Upaya pengurangan emisi GRK tersebut, dikatakan Arifin, dapat menjadi bagian dari mekanisme perdagangan karbon melalui perdagangan emisi, pengimbangan (offset) emisi GRK, pungutan atas karbon, dan mekanisme lain yang ditetapkan oleh pemerintah sesuai dengan perkembangan ilmu pengetahuan dan teknologi.
"Kami ingin menambahkan kata mekanisme perdagangan karbon," tutur Arifin.
Tak hanya itu, Arifin juga menegaskan bahwa mekanisme perdagangan karbon harus mempertimbangkan aturan perundang-undangan di bidang lingkungan hidup.
Ketentuan tersebut bakal berlaku serupa bila ada kegiatan investasi pengembangan EBET dan/atau kegiatan konservasi energi sebagai upaya pengurangan emisi GRK, yang bersumber dari pendanaan luar negeri dalam kerangka kerja sama antarpemerintah.
"Ini tambahan untuk pelengkap ketentuan nilai ekonomi karbon," ungkap Arifin.

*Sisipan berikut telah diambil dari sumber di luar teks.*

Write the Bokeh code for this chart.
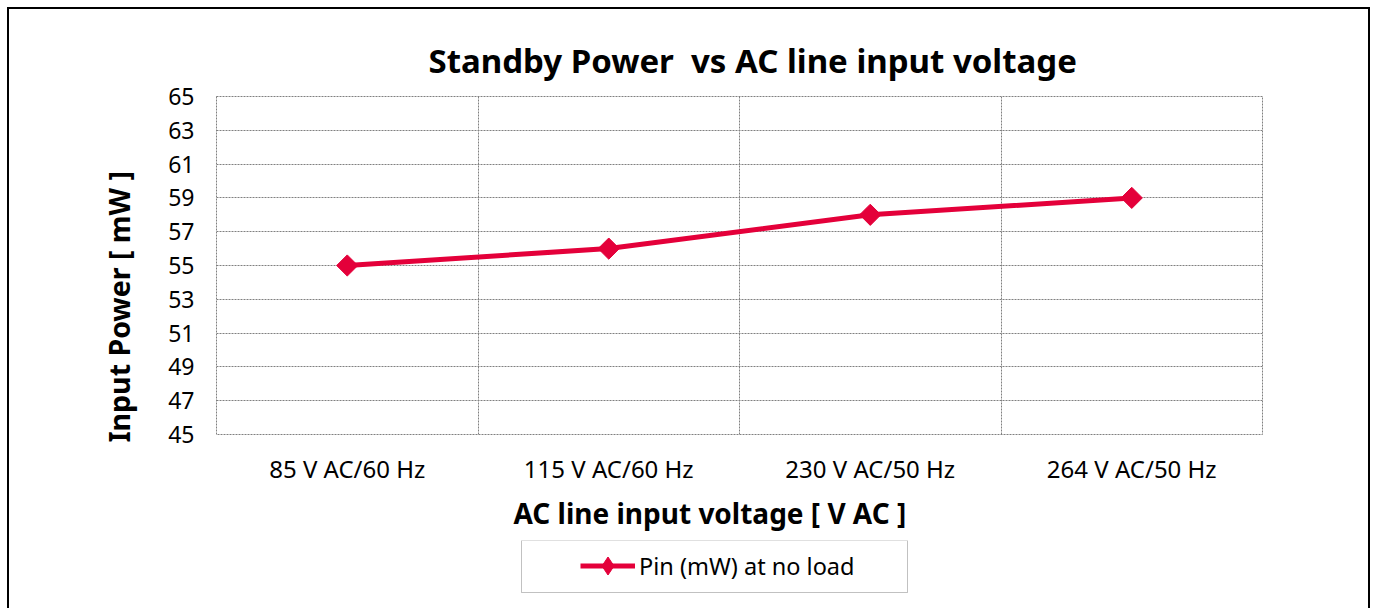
from bokeh.plotting import figure
from bokeh.layouts import column
from bokeh.models import (Range1d, FixedTicker, Legend, LegendItem, Title, BoxAnnotation)
from bokeh.embed import file_html
from bokeh.resources import INLINE
import math

categories = ["85 V AC/60 Hz", "115 V AC/60 Hz", "230 V AC/50 Hz", "264 V AC/50 Hz"]
pin_mw = [55, 56, 58, 59]
y_ticks = [45, 47, 49, 51, 53, 55, 57, 59, 61, 63, 65]
series_name = "Pin (mW) at no load"
title_text = "Standby Power\u00a0 vs AC line input voltage"
x_title = "AC line input voltage [ V AC ]"
y_title = "Input Power [ mW ]"

RED = "#E4003A"
FONT = "Noto Sans"
PAGE_W, PAGE_H = 1373, 608
MAIN_H = 540
FRAME_L, FRAME_R = 216, 1262

xs = [i + 0.5 for i in range(len(categories))]

# ---------------- main chart ----------------
p = figure(width=PAGE_W, height=MAIN_H, output_backend="svg", toolbar_location=None,
           x_range=Range1d(0, len(categories)), y_range=Range1d(y_ticks[0], y_ticks[-1]),
           min_border_left=FRAME_L, min_border_right=PAGE_W - FRAME_R,
           min_border_top=96, min_border_bottom=106)
p.border_fill_color = None
p.background_fill_color = "white"
p.outline_line_color = "#808080"
p.outline_line_dash = "2 1"
p.outline_line_width = 1

p.xaxis.ticker = FixedTicker(ticks=xs)
p.xaxis.major_label_overrides = {x: c for x, c in zip(xs, categories)}
p.yaxis.ticker = FixedTicker(ticks=y_ticks)
for ax in (p.xaxis[0], p.yaxis[0]):
    ax.axis_line_color = None
    ax.major_tick_line_color = None
    ax.minor_tick_line_color = None
    ax.major_tick_out = 0
    ax.major_tick_in = 0
    ax.major_label_text_font = FONT
    ax.major_label_text_font_size = "24px"
    ax.major_label_text_color = "#000000"
p.yaxis.major_label_text_font_size = "23px"
p.xaxis.major_label_standoff = 17
p.yaxis.major_label_standoff = 22

p.add_layout(Title(text=x_title, align="left", offset=297, standoff=9,
                   text_font=FONT, text_font_style="bold", text_font_size="28px",
                   text_color="#000000"), "below")
p.add_layout(Title(text=y_title, align="left", offset=-8, standoff=56,
                   text_font=FONT, text_font_style="bold", text_font_size="28.5px",
                   text_color="#000000"), "left")

p.xgrid.ticker = FixedTicker(ticks=list(range(len(categories) + 1)))
for g in (p.xgrid[0], p.ygrid[0]):
    g.grid_line_color = "#808080"
    g.grid_line_dash = "2 1"
    g.grid_line_width = 1

p.line(xs, pin_mw, line_color=RED, line_width=5)
p.scatter(xs, pin_mw, marker="square", angle=math.pi / 4, size=15,
          fill_color=RED, line_color=RED)

p.add_layout(Title(text=title_text, align="left", offset=212, standoff=28,
                   text_font=FONT, text_font_style="bold", text_font_size="33px",
                   text_color="#000000"), "above")

# ---------------- legend strip (frame is aligned with the main frame) ----------------
LEG_H = PAGE_H - MAIN_H
q = figure(width=PAGE_W, height=LEG_H, output_backend="svg", toolbar_location=None,
           x_range=Range1d(FRAME_L, FRAME_R), y_range=Range1d(PAGE_H, MAIN_H),
           x_axis_type=None, y_axis_type=None,
           min_border_left=FRAME_L, min_border_right=PAGE_W - FRAME_R,
           min_border_top=0, min_border_bottom=0)
q.border_fill_color = None
q.background_fill_color = None
q.outline_line_color = None
q.xgrid.visible = False
q.ygrid.visible = False
# same series drawn in this strip only to supply the legend glyph (falls outside its view)
lr = q.line(xs, pin_mw, line_color=RED, line_width=5)
sr = q.scatter(xs, pin_mw, marker="diamond", size=18,
               fill_color=RED, line_color=RED)
q.add_layout(BoxAnnotation(left=521, right=907, top=540, bottom=592,
                           fill_alpha=0, line_color="#333333", line_width=1))
legend = Legend(items=[LegendItem(label=series_name, renderers=[lr, sr])],
                location=(354, 10), orientation="horizontal",
                glyph_width=55, glyph_height=45, label_height=24, label_standoff=4,
                label_text_font=FONT, label_text_font_size="23.5px",
                label_text_color="#000000",
                padding=10, margin=0, border_line_alpha=0, background_fill_alpha=0)
q.add_layout(legend, "center")

page = column(p, q, spacing=0, styles={
    "background": ("linear-gradient(#000,#000) 7px 7px / 1363px 2px no-repeat, "
                   "linear-gradient(#000,#000) 7px 7px / 2px 620px no-repeat, "
                   "linear-gradient(#000,#000) 1368px 7px / 2px 620px no-repeat")})

open("out.html", "w").write(file_html(page, INLINE))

Sementara itu, Arifin menambahkan bahwa pengembangan EBET yang masif di masa mendatang juga tengah meninjau penerapan konten lokal, atau tingkat komponen kandungan dalam negeri (TKDN).
Meski demikian, langkah tersebut perlu memperhitungkan ketersediaan atau kemampuan produk dan potensi dalam negeri, harga energi baru/energi terbarukan, yang tetap kompetitif, dan pemberian fleksibilitas sesuai sumber pendanaan energi baru/energi terbarukan.